(EXERCISE DIRECTIONS): Print all of the lines exactly. Any picture among them stays out.

(DATASET EXCERPT):
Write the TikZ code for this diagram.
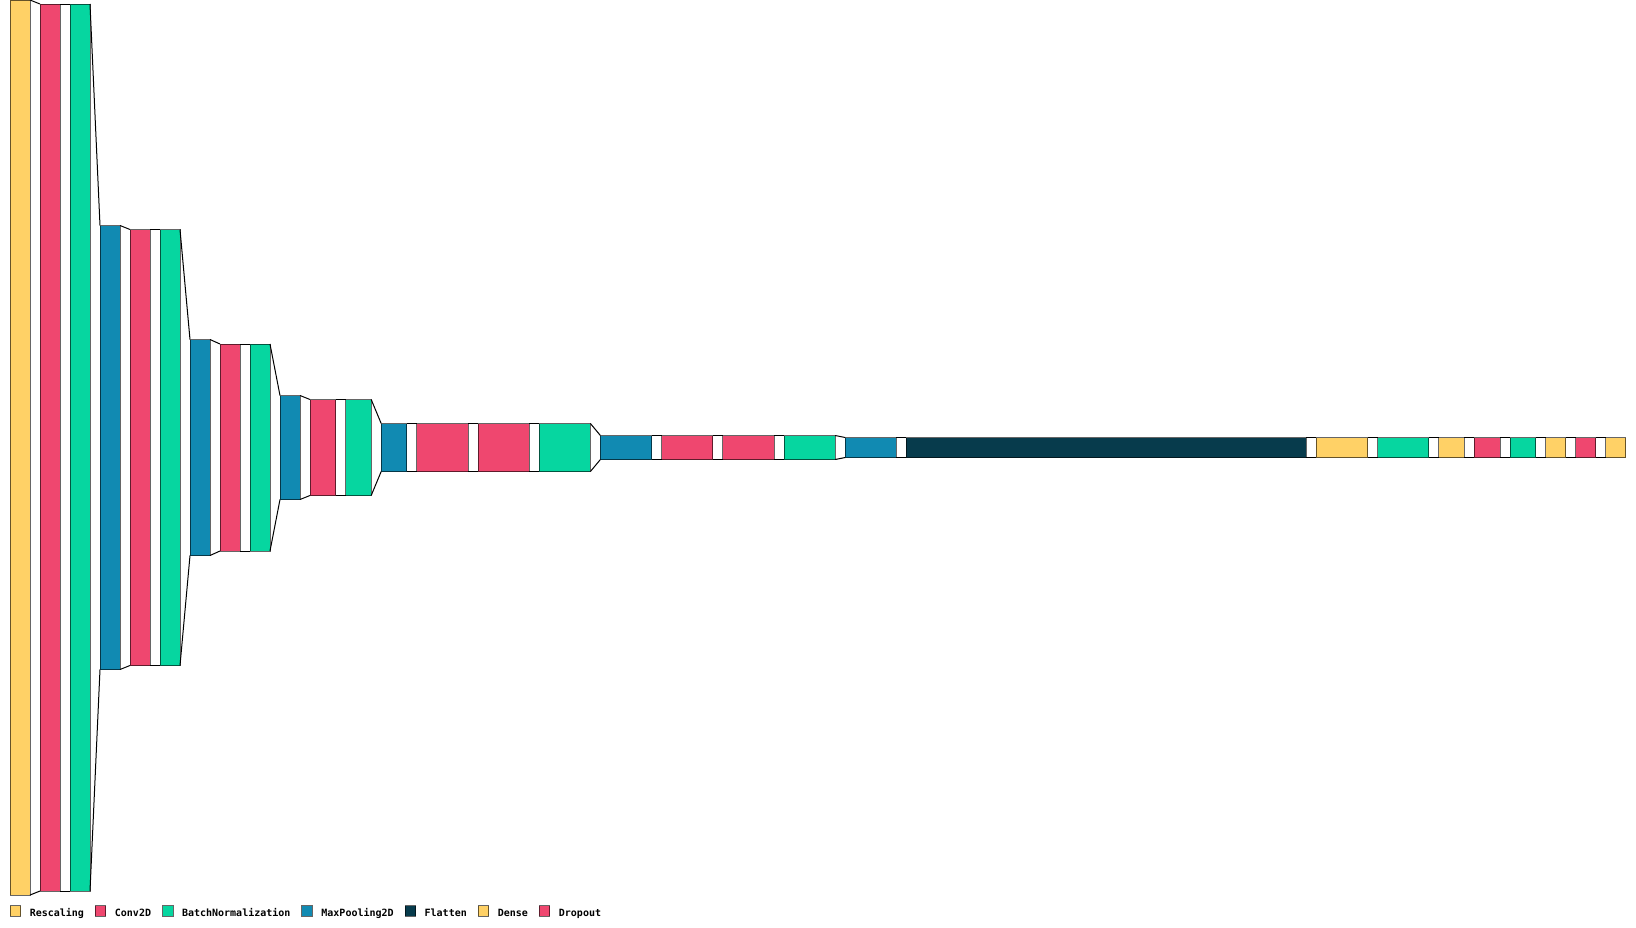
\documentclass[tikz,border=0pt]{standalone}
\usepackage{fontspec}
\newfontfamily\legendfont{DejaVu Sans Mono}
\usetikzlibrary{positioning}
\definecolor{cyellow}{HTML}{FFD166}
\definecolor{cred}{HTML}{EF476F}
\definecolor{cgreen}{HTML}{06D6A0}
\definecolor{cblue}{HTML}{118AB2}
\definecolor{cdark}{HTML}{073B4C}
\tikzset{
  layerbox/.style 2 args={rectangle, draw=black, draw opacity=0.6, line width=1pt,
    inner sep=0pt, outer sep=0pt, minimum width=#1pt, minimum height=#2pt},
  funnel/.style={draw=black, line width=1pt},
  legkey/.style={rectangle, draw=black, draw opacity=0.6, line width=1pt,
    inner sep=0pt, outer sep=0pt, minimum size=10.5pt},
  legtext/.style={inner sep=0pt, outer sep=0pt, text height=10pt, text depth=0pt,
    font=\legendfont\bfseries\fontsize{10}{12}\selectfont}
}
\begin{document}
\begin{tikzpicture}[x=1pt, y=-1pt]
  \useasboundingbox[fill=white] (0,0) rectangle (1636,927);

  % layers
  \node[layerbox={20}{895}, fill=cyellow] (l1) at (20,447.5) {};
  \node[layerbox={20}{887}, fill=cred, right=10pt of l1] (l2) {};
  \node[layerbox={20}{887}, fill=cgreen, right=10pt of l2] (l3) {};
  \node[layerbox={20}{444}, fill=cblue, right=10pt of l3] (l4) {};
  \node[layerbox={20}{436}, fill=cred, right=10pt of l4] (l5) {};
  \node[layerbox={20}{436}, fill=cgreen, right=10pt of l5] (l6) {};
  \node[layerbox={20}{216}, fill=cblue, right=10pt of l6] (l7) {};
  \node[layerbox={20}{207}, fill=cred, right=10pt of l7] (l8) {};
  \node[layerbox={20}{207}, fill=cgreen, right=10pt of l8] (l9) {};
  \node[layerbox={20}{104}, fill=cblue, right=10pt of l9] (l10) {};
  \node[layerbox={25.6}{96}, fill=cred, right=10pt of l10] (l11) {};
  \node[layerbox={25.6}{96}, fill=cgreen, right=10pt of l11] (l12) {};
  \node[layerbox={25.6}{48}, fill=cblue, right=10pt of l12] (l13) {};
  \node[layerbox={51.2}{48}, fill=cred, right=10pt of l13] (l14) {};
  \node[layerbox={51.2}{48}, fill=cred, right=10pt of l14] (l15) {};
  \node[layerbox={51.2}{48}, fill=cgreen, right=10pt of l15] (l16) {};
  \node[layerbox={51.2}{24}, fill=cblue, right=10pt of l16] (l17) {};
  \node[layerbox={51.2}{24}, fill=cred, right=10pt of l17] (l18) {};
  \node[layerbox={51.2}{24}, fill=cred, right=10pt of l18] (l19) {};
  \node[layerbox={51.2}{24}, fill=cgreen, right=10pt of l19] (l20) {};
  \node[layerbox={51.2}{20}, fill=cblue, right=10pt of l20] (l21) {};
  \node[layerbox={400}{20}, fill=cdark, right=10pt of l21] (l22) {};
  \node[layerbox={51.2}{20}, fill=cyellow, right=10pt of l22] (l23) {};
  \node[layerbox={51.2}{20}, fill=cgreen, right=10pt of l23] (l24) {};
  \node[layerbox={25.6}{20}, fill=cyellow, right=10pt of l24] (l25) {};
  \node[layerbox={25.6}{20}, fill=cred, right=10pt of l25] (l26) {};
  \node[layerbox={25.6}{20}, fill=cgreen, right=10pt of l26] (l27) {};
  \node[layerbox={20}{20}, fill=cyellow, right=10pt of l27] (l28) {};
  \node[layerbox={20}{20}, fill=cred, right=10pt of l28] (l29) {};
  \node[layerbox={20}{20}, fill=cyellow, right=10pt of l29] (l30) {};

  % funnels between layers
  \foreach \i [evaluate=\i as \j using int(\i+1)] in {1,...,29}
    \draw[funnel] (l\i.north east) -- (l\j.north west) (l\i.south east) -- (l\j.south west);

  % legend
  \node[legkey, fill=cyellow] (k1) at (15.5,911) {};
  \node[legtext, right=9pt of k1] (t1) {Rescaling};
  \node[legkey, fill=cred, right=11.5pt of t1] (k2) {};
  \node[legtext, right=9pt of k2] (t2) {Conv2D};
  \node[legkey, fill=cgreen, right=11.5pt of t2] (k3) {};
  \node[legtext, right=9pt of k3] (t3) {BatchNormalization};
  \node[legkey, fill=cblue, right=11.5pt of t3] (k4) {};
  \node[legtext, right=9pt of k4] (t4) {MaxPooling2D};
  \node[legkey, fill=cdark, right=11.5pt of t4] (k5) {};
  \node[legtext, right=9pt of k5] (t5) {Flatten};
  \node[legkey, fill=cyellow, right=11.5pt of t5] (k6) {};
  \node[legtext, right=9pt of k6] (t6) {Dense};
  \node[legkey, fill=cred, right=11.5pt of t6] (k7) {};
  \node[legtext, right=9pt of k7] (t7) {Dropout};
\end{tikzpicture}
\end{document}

(SOLUTION FOR THIS TASK):
Write the TikZ code for this diagram.
\documentclass[tikz,border=0pt]{standalone}
\usepackage{fontspec}
\newfontfamily\legendfont{DejaVu Sans Mono}
\usetikzlibrary{positioning}
\definecolor{cyellow}{HTML}{FFD166}
\definecolor{cred}{HTML}{EF476F}
\definecolor{cgreen}{HTML}{06D6A0}
\definecolor{cblue}{HTML}{118AB2}
\definecolor{cdark}{HTML}{073B4C}
\tikzset{
  layerbox/.style 2 args={rectangle, draw=black, draw opacity=0.6, line width=1pt,
    inner sep=0pt, outer sep=0pt, minimum width=#1pt, minimum height=#2pt},
  funnel/.style={draw=black, line width=1pt},
  legkey/.style={rectangle, draw=black, draw opacity=0.6, line width=1pt,
    inner sep=0pt, outer sep=0pt, minimum size=10.5pt},
  legtext/.style={inner sep=0pt, outer sep=0pt, text height=10pt, text depth=0pt,
    font=\legendfont\bfseries\fontsize{10}{12}\selectfont}
}
\begin{document}
\begin{tikzpicture}[x=1pt, y=-1pt]
  \useasboundingbox[fill=white] (0,0) rectangle (1636,927);

  % layers
  \node[layerbox={20}{895}, fill=cyellow] (l1) at (20,447.5) {};
  \node[layerbox={20}{887}, fill=cred, right=10pt of l1] (l2) {};
  \node[layerbox={20}{887}, fill=cgreen, right=10pt of l2] (l3) {};
  \node[layerbox={20}{444}, fill=cblue, right=10pt of l3] (l4) {};
  \node[layerbox={20}{436}, fill=cred, right=10pt of l4] (l5) {};
  \node[layerbox={20}{436}, fill=cgreen, right=10pt of l5] (l6) {};
  \node[layerbox={20}{216}, fill=cblue, right=10pt of l6] (l7) {};
  \node[layerbox={20}{207}, fill=cred, right=10pt of l7] (l8) {};
  \node[layerbox={20}{207}, fill=cgreen, right=10pt of l8] (l9) {};
  \node[layerbox={20}{104}, fill=cblue, right=10pt of l9] (l10) {};
  \node[layerbox={25.6}{96}, fill=cred, right=10pt of l10] (l11) {};
  \node[layerbox={25.6}{96}, fill=cgreen, right=10pt of l11] (l12) {};
  \node[layerbox={25.6}{48}, fill=cblue, right=10pt of l12] (l13) {};
  \node[layerbox={51.2}{48}, fill=cred, right=10pt of l13] (l14) {};
  \node[layerbox={51.2}{48}, fill=cred, right=10pt of l14] (l15) {};
  \node[layerbox={51.2}{48}, fill=cgreen, right=10pt of l15] (l16) {};
  \node[layerbox={51.2}{24}, fill=cblue, right=10pt of l16] (l17) {};
  \node[layerbox={51.2}{24}, fill=cred, right=10pt of l17] (l18) {};
  \node[layerbox={51.2}{24}, fill=cred, right=10pt of l18] (l19) {};
  \node[layerbox={51.2}{24}, fill=cgreen, right=10pt of l19] (l20) {};
  \node[layerbox={51.2}{20}, fill=cblue, right=10pt of l20] (l21) {};
  \node[layerbox={400}{20}, fill=cdark, right=10pt of l21] (l22) {};
  \node[layerbox={51.2}{20}, fill=cyellow, right=10pt of l22] (l23) {};
  \node[layerbox={51.2}{20}, fill=cgreen, right=10pt of l23] (l24) {};
  \node[layerbox={25.6}{20}, fill=cyellow, right=10pt of l24] (l25) {};
  \node[layerbox={25.6}{20}, fill=cred, right=10pt of l25] (l26) {};
  \node[layerbox={25.6}{20}, fill=cgreen, right=10pt of l26] (l27) {};
  \node[layerbox={20}{20}, fill=cyellow, right=10pt of l27] (l28) {};
  \node[layerbox={20}{20}, fill=cred, right=10pt of l28] (l29) {};
  \node[layerbox={20}{20}, fill=cyellow, right=10pt of l29] (l30) {};

  % funnels between layers
  \foreach \i [evaluate=\i as \j using int(\i+1)] in {1,...,29}
    \draw[funnel] (l\i.north east) -- (l\j.north west) (l\i.south east) -- (l\j.south west);

  % legend
  \node[legkey, fill=cyellow] (k1) at (15.5,911) {};
  \node[legtext, right=9pt of k1] (t1) {Rescaling};
  \node[legkey, fill=cred, right=11.5pt of t1] (k2) {};
  \node[legtext, right=9pt of k2] (t2) {Conv2D};
  \node[legkey, fill=cgreen, right=11.5pt of t2] (k3) {};
  \node[legtext, right=9pt of k3] (t3) {BatchNormalization};
  \node[legkey, fill=cblue, right=11.5pt of t3] (k4) {};
  \node[legtext, right=9pt of k4] (t4) {MaxPooling2D};
  \node[legkey, fill=cdark, right=11.5pt of t4] (k5) {};
  \node[legtext, right=9pt of k5] (t5) {Flatten};
  \node[legkey, fill=cyellow, right=11.5pt of t5] (k6) {};
  \node[legtext, right=9pt of k6] (t6) {Dense};
  \node[legkey, fill=cred, right=11.5pt of t6] (k7) {};
  \node[legtext, right=9pt of k7] (t7) {Dropout};
\end{tikzpicture}
\end{document}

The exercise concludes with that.